Asset managers making climate commitments need to demonstrate “bravery and transparency,” AXA Investment Managers’ Hans Stoter said at a conference yesterday in Glasgow.
Stoter, who is global head of AXA IM Core, said asset managers had “collective power” to support the development of a sustainable global economy, but that the integrity of their commitments with regard to climate change was crucial.
AXA IM is a founding member of the Net Zero Asset Managers initiative. It has so far committed 15% of its assets under management to be managed in line with net zero by 2050, and has set a 2025 target for this proportion of assets.
These represent 41% of AXA IM’s corporate bonds, stocks and direct real estate portfolios, which are what the manager considers to be assets covered by net zero methodologies and where it has a capacity to effect change.
Echoing comments made in an opinion piece in IPE, Stoter said asset managers’ net-zero aspirations had been the source of negative headlines and that it was important to prevent greenwashing suspicions “slowing or derailing our collective efforts”.
Elaborating on his call for bravery and transparency, he said asset managers “need to show the world that we are serious about creating real change – and be clear about the reasons why”.
“We must be open about our responsible investment objectives next to the financial ones, and about the impact our conviction has on things like stock selection and asset allocation,” he said.
“And we must provide good arguments, anchored in the transition mindset, when we decide that we want to keep a large greenhouse gas emitting business in our portfolios.”
Stoter also said asset managers needed to “show courage” with regard to their engagement with companies.
“We should demonstrate a proactive, objective record on the levers we can use, such as voting, to influence corporate decision-making around climate change. We should move quickly to detail candidly every engagement we make as soon as is practical – our goals, our successes, and our failures too.”

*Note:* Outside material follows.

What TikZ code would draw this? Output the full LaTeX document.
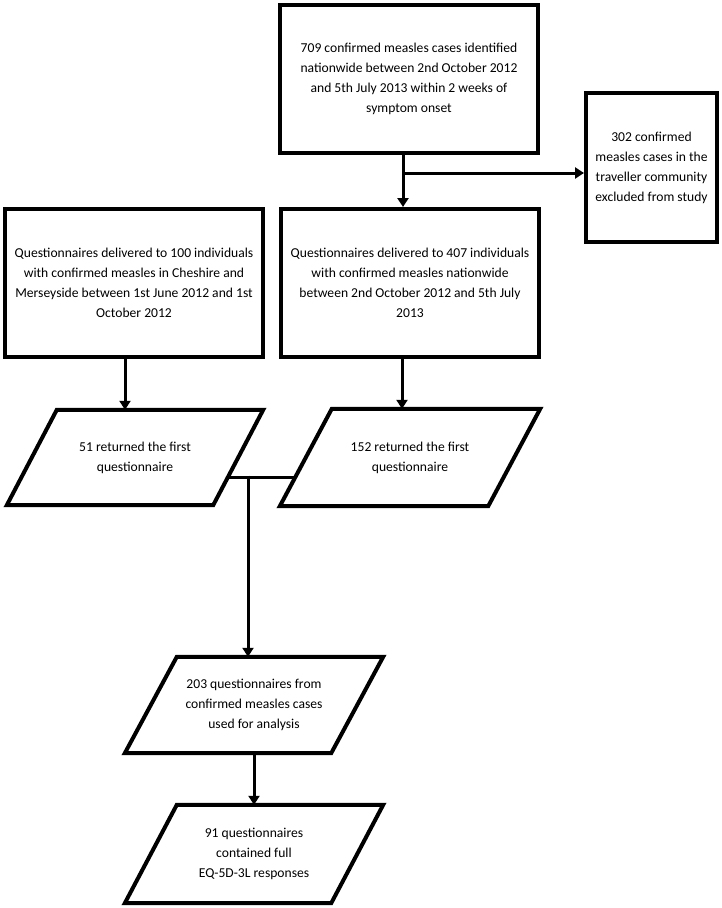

At the same time, asset managers needed to divest from big emitters if they refused to change or proceeded too slowly, he argued.
Engagement deadline
Delivered at the World Climate Summit, billed as the “Investment COP”, Stoter’s speech coincided with AXA IM announcing that it would divest from companies that have a high climate impact but are not taking climate change seriously if they don’t shape up over the years to 2025.
It said it would define a list of such “climate laggards” that are material in its portfolio and engage with them from 2022, “defining clear objectives, monitor actions taken until 2025 and divesting if progress on their net zero path is not substantial”.
Of the capital to be potentially divested from these companies, AXA IM would look to invest it in high impact climate leaders or those with a good carbon reduction track record and/or a formal improvement path with measurable objectives.
It said it would continue to work hard to identify such “transition leaders”.
“Transition laggards”, meanwhile, would continue to be the subject of investment and engagement by the asset manager to encourage them to accelerate changes, “notably through votes at annual general meetings,” AXA IM said.
The asset manager also announced new oil and gas exclusions. It said it was adding an absolute exclusion threshold for oil sands, ditching companies that derive more than 10% of production from the Arctic region, and excluding small companies with more than 30% exposure to shale/fracking.
Holdings in oil and gas companies that remained in scope would be sold after three years if insufficient progress has been made against clear objectives, AXA IM said. Although the aforementioned climate laggards category will likely include energy companies, the scope is broader.
In a statement, Marco Morelli, executive chair of AXA IM, said “the road to net zero is all about transition”.
“We must give companies the time to adjust but we must also adopt a no-compromise approach with investee companies that don’t take climate change seriously.”
NGO Reclaim Finance welcomed that AXA IM’s engagement with climate laggards would now be time-bound, but said three years was too long. The new exclusion criteria for unconventional oil and gas were a step forward, it said, although details were “hazy”.
It called for the asset manager to exclude companies opening new oil and gas fields, citing the International Energy Agency’s net-zero by 2050 roadmap.